Here’s one problem with solar power: on August 21, a solar eclipse will throw a shadow over a 70-mile-wide path crossing from Oregon to South Carolina, that may cause a loss of 9,000 megawatts of solar power, the rough equivalent of nine nuclear reactors.
On Thursday, PJM Interconnection LLC, which supervises the nation’s largest power grid covering parts of the eastern U.S., estimated as much as 2,500 megawatts of solar generation could be lost August 21 between 1:30 p.m. to 3:40 p.m. North Carolina and New Jersey may be especially hard hit.
According to NASA, the last time the contiguous U.S. saw a total eclipse was in 1979. Tom DiCapua, managing director at Con Edison Energy in Valhalla, New York, warned, “If it is sunny and all of the sudden the eclipse comes through, there may be a pricing spike in real-time” power trading.
Dave Quinn, a power market analyst at Genscape Inc., noted that the eclipse stands to dim solar radiation by roughly 70%.

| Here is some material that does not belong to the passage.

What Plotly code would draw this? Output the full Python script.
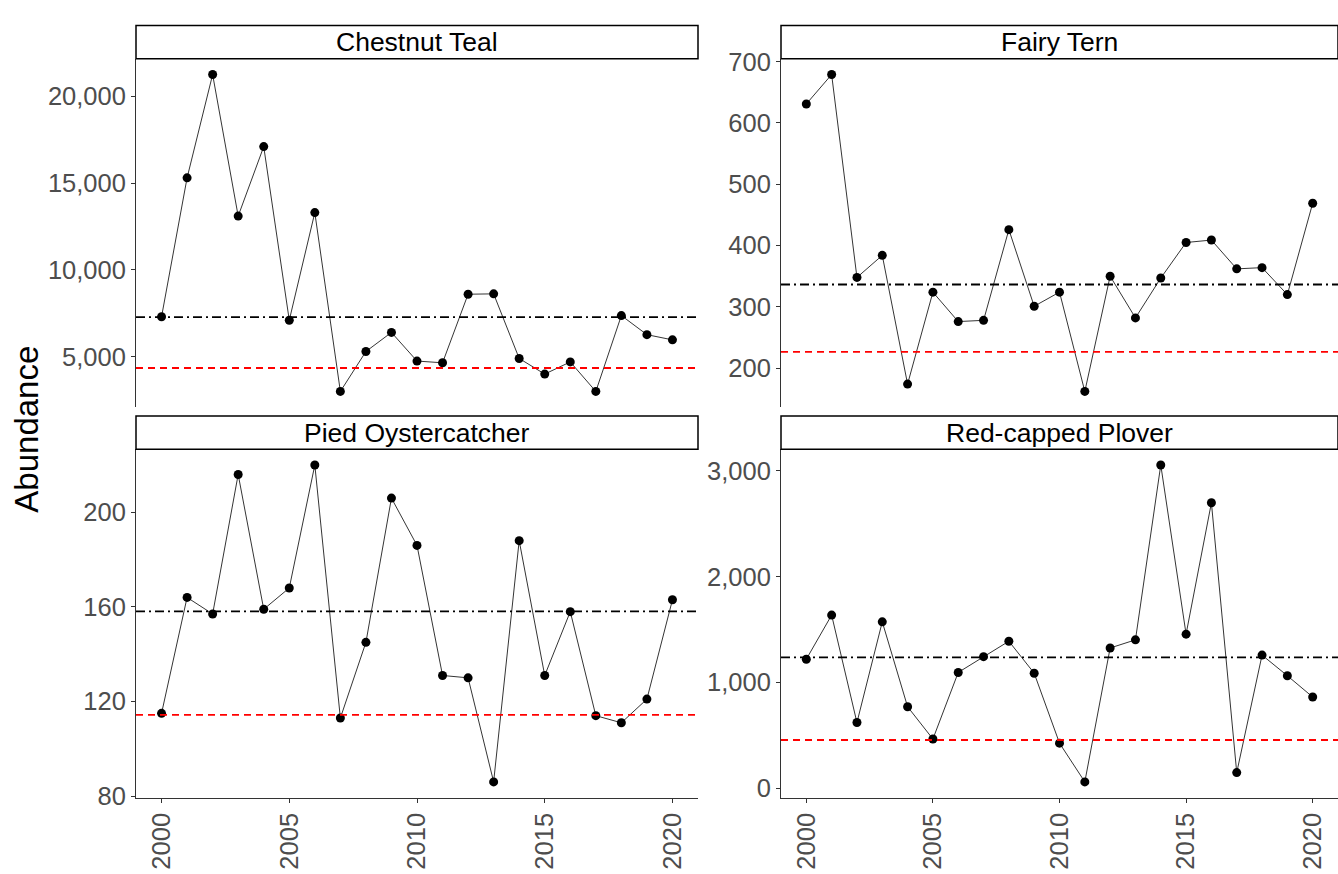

The reason solar eclipses don’t happen every month is that the moon's elliptical orbit is tilted more than five degrees to the Earth's orbit around the sun, so its shadow at a new moon usually misses Earth. No more than two total solar eclipses can occur in one year. Total solar eclipses are rare because totality exists only along a narrow path on the Earth's surface traced by the moon's shadow. Total solar eclipses recur at any given place only once every 360 to 410 years on average.